Although webcasts are highly popular with students — and students are undoubtedly the main priority for the program — people are tuning in from all continents, according to Benjamin Hubbard, who runs the webcast program.
For Hubbard, webcasts “[broaden] the window of access to all the scholarly activity on campus. We are fortunate in that we are public university, so first and foremost we have a mission of community service and making this content freely and publicly available matches this mission.”
THE PUBLIC OPTION
Recognizing the enormous challenges of decreased accessibility and increasing cost, a growing consortium of educators and researchers are building momentum and developing a vision for a truly public online educational program.

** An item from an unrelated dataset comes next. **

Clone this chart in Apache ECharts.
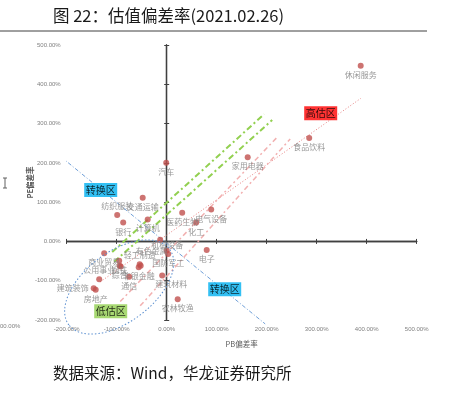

Lisa Petrides, president and founder of the Institute for the Study of Knowledge Management in Education, calls herself a “public education fanatic.” She told us that the instead of using online teaching as a money-maker, schools can adopt a principled, egalitarian approach.
Petrides is a signatory of the Capetown Declaration, a manifesto for the open education movement. The declaration calls for collaboration that cuts across institutional lines; for the use and promotion of free educational resources; and for policy support for open education.
“You start to have this pedagogical collaborative community that can use resources in this way, changing how we teach and how we learn,” she said. To take analogy for computer software, Petrides says her movement is akin to the open source movement.
Now there’s an innovative approach to online education — with its eyes on the future, not its pocket.